Discover the new McDonald’s nutrition information
Making nutrition information more accessible and easier to understand, to help you make choices that suit you and your family’s needs.
McDonald’s has a long history of making nutrition information available to its customers. In 2006 we became the first restaurant chain to roll-out a nutrition information system on our packaging that was science based, consumer inspired and stakeholder endorsed. Today we are evolving the system to reflect new European legislation while making sure it remains relevant, simple and easily interpreted.
So what’s new?
The new European legislation comes into effect from 13th December 2014, so we have taken this opportunity to ask our customers how they want to receive nutrition information, and reacted accordingly
Although we are not obliged by law to do so, we choose to continue to provide easy access to nutritional information in a clear and simple way that works for you.
At McDonald’s, our ambition is to pass on this information in an easy and understandable manner.
To achieve this, we conducted consumer research across different European countries to evaluate the best way to provide nutrition information and establish what it should look like. We tested several options, and chose the approach that consumers told us was the easiest to understand.
What does the new nutrition information system look like?
Where will the new information be available?
The nutritional information will continue to be clearly visible on the packaging of all McDonald’s permanent food items. Furthermore, QR codes on the packaging may be scanned with your Smartphone and will drive you directly to the relevant nutritional information online.
Our website also contains nutritional information for practically all menu items and, because there is more space, you can access information on other nutrients such as carbohydrates, fibre and proteins.
Why is the energy information in kcal and kJ?
Kilocalories and Kilojoules are both units of energy. The food we eat provides our body with energy and both Kilocalorie and Kilojoules are alternative ways of measuring the energy contained in food.
Kilocalories, most often referred to as calories, are abbreviated to kcal and kilojoules are abbreviated to kJ. They both measure the same thing. One kilocalorie is equivalent to 4.2 kilojoules.
This is just the same as a person talking about their height. You could say you are 5 feet 10 inches tall, or you could say 177cm. They both mean the same thing – one isn’t taller than the other.
The new European legislation states that wherever energy values are displayed, values must now be shown in both kcal and kJ.
Why do you no longer use GDAs (Guideline Daily Amount) but talk about Reference Intakes or RI instead?
The new legislation requires us to use Reference Intake, or RI instead of GDA. While the name is different, it represents exactly the same thing.
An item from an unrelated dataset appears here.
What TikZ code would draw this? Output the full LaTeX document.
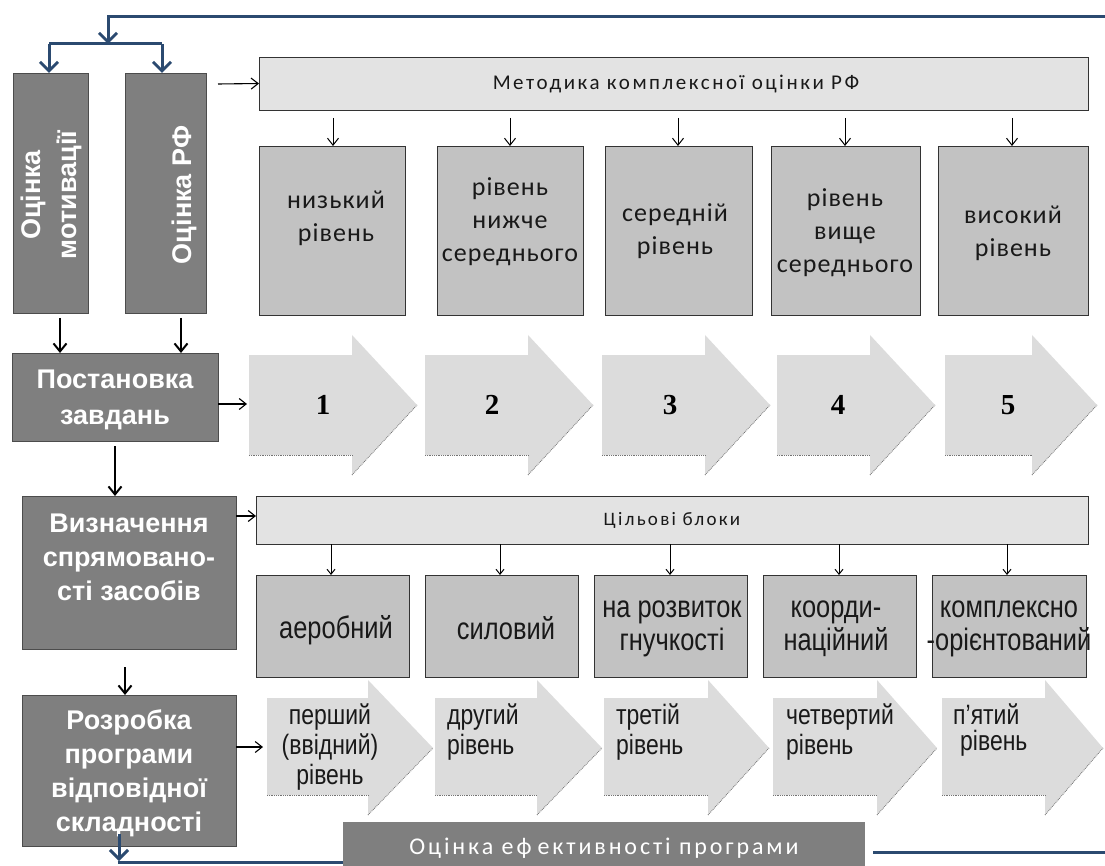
\documentclass[tikz,border=0pt]{standalone}
\usepackage{fontspec}
\setmainfont{Liberation Sans}
\newfontfamily\calfont[LetterSpace=4]{Carlito}
\newfontfamily\calwide[LetterSpace=12]{Carlito}
\newfontfamily\narrowfont[FakeStretch=0.82]{Liberation Sans}
\newfontfamily\numfont{Liberation Serif}
\usetikzlibrary{arrows.meta}
\definecolor{darkfill}{HTML}{7F7F7F}
\definecolor{levelfill}{HTML}{C2C2C2}
\definecolor{barfill}{HTML}{E3E3E3}
\definecolor{arrowfill}{HTML}{DCDCDC}
\definecolor{navy}{HTML}{2B4A70}
\tikzset{
  darkbox/.style={draw=black!70, fill=darkfill, line width=0.9pt, inner sep=0pt, outer sep=0pt, anchor=north west},
  lvlbox/.style={draw=black!80, fill=levelfill, line width=0.9pt, inner sep=0pt, outer sep=0pt, anchor=north west},
  barbox/.style={draw=black!80, fill=barfill, line width=0.9pt, inner sep=0pt, outer sep=0pt, anchor=north west},
  darktext/.style={text=white, font=\bfseries\fontsize{27}{36}\selectfont, align=center, inner sep=0pt},
  lvltext/.style={text=black!90, font=\calfont\fontsize{26}{33}\selectfont, align=center, inner sep=0pt},
  bartext/.style={text=black!90, font=\calwide\fontsize{21}{24}\selectfont, inner sep=0pt},
  blocktext/.style={text=black!90, font=\narrowfont\fontsize{31}{33}\selectfont, align=center, inner sep=0pt},
  steptext/.style={text=black!90, font=\narrowfont\fontsize{28}{30}\selectfont, inner sep=0pt},
  numtext/.style={text=black, font=\numfont\bfseries\fontsize{29}{30}\selectfont, inner sep=0pt},
  bigarrow/.style={fill=arrowfill, draw=none},
  arrowshade/.style={draw=black!55, densely dotted, line width=0.8pt},
  thinarrow/.style={draw=black, line width=1.1pt, -{Straight Barb[length=7pt,width=11pt]}},
  thickarrow/.style={draw=black, line width=2pt, -{Straight Barb[length=8pt,width=13pt]}},
  navyline/.style={draw=navy, line width=3pt},
  navyarrow/.style={draw=navy, line width=3pt, -{Straight Barb[length=9pt,width=18pt]}}
}
\begin{document}
\begin{tikzpicture}[x=1pt,y=-1pt]
\useasboundingbox (0,0) rectangle (1105,866);
\clip (0,0) rectangle (1105,866);
\fill[white] (0,0) rectangle (1105,866);

% ---- big arrows row 1
\foreach \xa/\xh/\xt in {249/352/417, 425/528/593, 602/705/770, 777/870/935, 945/1032/1097}{
  \fill[bigarrow] (\xa,355) -- (\xh,355) -- (\xh,335) -- (\xt,405) -- (\xh,475) -- (\xh,455) -- (\xa,455) -- cycle;
  \draw[arrowshade] (\xa,455) -- (\xh,455);
  \draw[arrowshade] (\xh,475) -- (\xt,405);
}
\node[numtext] (n1) at (323,405) {1};
\node[numtext] (n2) at (492,405) {2};
\node[numtext] (n3) at (670,405) {3};
\node[numtext] (n4) at (838,405) {4};
\node[numtext] (n5) at (1008,405) {5};
\coordinate (a1in) at (247,404);

% ---- arrows row 2
\foreach \xa/\xh/\xt in {267/368/433, 435/537/602, 604/708/769, 773/877/937, 942/1045/1103}{
  \fill[bigarrow] (\xa,698) -- (\xh,698) -- (\xh,680) -- (\xt,748) -- (\xh,815) -- (\xh,795) -- (\xa,795) -- cycle;
  \draw[arrowshade] (\xa,795) -- (\xh,795);
  \draw[arrowshade] (\xh,815) -- (\xt,748);
}
\node[steptext, align=center] (s1) at (330,747) {перший\\(ввідний)\\рівень};
\node[steptext, align=left, anchor=west] (s2) at (447,732) {другий\\рівень};
\node[steptext, align=left, anchor=west] (s3) at (616,732) {третій\\рівень};
\node[steptext, align=left, anchor=west] (s4) at (786,732) {четвертий\\рівень};
\node[steptext, align=left, anchor=west, font=\narrowfont\fontsize{28}{26}\selectfont] (s5) at (953,730) {п’ятий\\\hspace*{7pt}рівень};
\coordinate (b1in) at (263,747);

% ---- left dark boxes
\node[darkbox, minimum width=75pt, minimum height=240pt] (mot) at (13,73) {};
\node[darkbox, minimum width=81pt, minimum height=240pt] (rf) at (125,73) {};
\node[darktext, rotate=90] at (51,195) {Оцінка\\мотивації};
\node[darktext, rotate=90] at (184,195) {Оцінка РФ};

\node[darkbox, minimum width=206pt, minimum height=88pt] (post) at (12,353) {};
\node[darktext] at (115,400) {Постановка\\завдань};

\node[darkbox, minimum width=214pt, minimum height=153pt] (viz) at (22,496) {};
\node[darktext, font=\bfseries\fontsize{27}{34}\selectfont] at (129,557) {Визначення\\спрямовано-\\сті засобів};

\node[darkbox, minimum width=214pt, minimum height=151pt] (rozr) at (22,695) {};
\node[darktext, font=\bfseries\fontsize{27}{34}\selectfont] at (129,773) {Розробка\\програми\\відповідної\\складності};

% ---- methodology bar and level boxes
\node[barbox, minimum width=829pt, minimum height=53pt] (metod) at (259,57) {};
\node[bartext] at (676,84) {Методика комплексної оцінки РФ};

\node[lvlbox, minimum width=146pt, minimum height=169pt] (L1) at (259,146) {};
\node[lvlbox, minimum width=146pt, minimum height=169pt] (L2) at (437,146) {};
\node[lvlbox, minimum width=147pt, minimum height=169pt] (L3) at (605,146) {};
\node[lvlbox, minimum width=149pt, minimum height=169pt] (L4) at (771,146) {};
\node[lvlbox, minimum width=150pt, minimum height=169pt] (L5) at (938,146) {};
\node[lvltext] at (336,218) {низький\\рівень};
\node[lvltext] at (510,222) {рівень\\нижче\\середнього};
\node[lvltext] at (675,231) {середній\\рівень};
\node[lvltext] at (845,233) {рівень\\вище\\середнього};
\node[lvltext] at (1013,233) {високий\\рівень};

% ---- target blocks
\node[barbox, minimum width=832pt, minimum height=48pt] (tsil) at (256,496) {};
\node[bartext, font=\calwide\fontsize{19}{22}\selectfont] at (672,520) {Цільові блоки};

\node[lvlbox, minimum width=153pt, minimum height=102pt] (T1) at (256,575) {};
\node[lvlbox, minimum width=153pt, minimum height=102pt] (T2) at (425,575) {};
\node[lvlbox, minimum width=153pt, minimum height=102pt] (T3) at (594,575) {};
\node[lvlbox, minimum width=153pt, minimum height=102pt] (T4) at (763,575) {};
\node[lvlbox, minimum width=154pt, minimum height=102pt] (T5) at (932,575) {};
\node[blocktext] at (336,630) {аеробний};
\node[blocktext] at (506,628) {силовий};
\node[blocktext] at (672,629) {на розвиток\\гнучкості};
\node[blocktext] at (836,629) {коорди-\\наційний};
\node[blocktext] at (1009,629) {комплексно\\-орієнтований};

% ---- evaluation box
\node[darkbox, draw=none, minimum width=522pt, minimum height=60pt] (eval) at (343,822) {};
\node[text=white, font=\calwide\fontsize{24}{26}\selectfont, inner sep=0pt] at (604,848) {Оцінка еф\hspace{6pt}ективності програми};

% ---- black connectors
\draw[thinarrow] (218,84) -- (metod.west);
\foreach \i/\x in {1/333,2/510,3/678,4/845,5/1012}{
  \draw[thinarrow, line width=1pt] (\x,118) -- (L\i.north -| \x,0);
}
\foreach \i/\x in {1/331,2/500,3/670,4/839,5/1007}{
  \draw[thinarrow, line width=1pt, -{Straight Barb[length=5pt,width=8pt]}] (tsil.south -| \x,0) -- (T\i.north -| \x,0);
}
\draw[thickarrow] (60,318) -- (post.north -| 60,0);
\draw[thickarrow] (181,318) -- (post.north -| 181,0);
\draw[thinarrow] (post.east |- 0,404) -- (a1in);
\draw[thickarrow] (115,446) -- (viz.north -| 115,0);
\draw[thinarrow] (viz.east |- 0,516) -- (tsil.west |- 0,516);
\draw[thickarrow] (125,667) -- (rozr.north -| 125,0);
\draw[thinarrow] (rozr.east |- 0,747) -- (b1in);

% ---- navy feedback lines
\coordinate (topR) at (1105,17);
\coordinate (topL) at (108,17);
\coordinate (split) at (108,44);
\draw[navyline] (topR) -- (topL) -- (108,36);
\draw[navyarrow] (108,30) -- (108,44);
\draw[navyline] (49,44) -- (162,44);
\draw[navyarrow] (49,44) -- (mot.north -| 49,0);
\draw[navyarrow] (162,44) -- (rf.north -| 162,0);
\draw[navyarrow] (119,834) -- (119,861);
\draw[navyline] (117.5,862) -- (eval.west |- 0,862);
\draw[navyline] (873,852) -- (1105,852);
\end{tikzpicture}
\end{document}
The European law has determined a new, single set of Reference Intakes (RIs) for all food and beverage companies in the EU, based on an adult, e.g. 2,000kcal or 8,400kJ. This is only an average and the amount of energy you need, can vary depending on age, gender and levels of physical activity. Traditionally, men would have a higher RI than woman.
Why are there no more reference intakes (ex-GDAs) on children’s products?
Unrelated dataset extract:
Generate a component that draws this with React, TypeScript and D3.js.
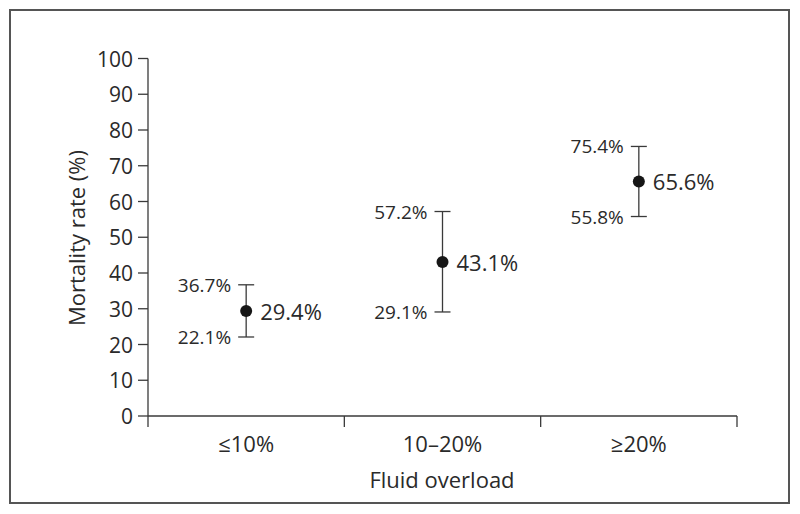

In the past, we have been one of the only companies to provide GDAs for our younger customers providing children’s GDA values (or from now on RI – Reference Intakes) for all items sold in Happy Meals e.g. Hamburgers, Cheeseburgers, 4 Chicken McNuggets. Unfortunately the new EU legislation does not define RI values for children, so children’s GDAs require to be removed. Children’s GDAs will be replaced with the average RI set in the legislation.
Why is there no more Reference Intake on fibre?
The new regulations do not include Reference Intakes for this nutrient. However, consumers are encouraged to consume fibre through a broader diet that includes fruits, vegetables and whole-grain products.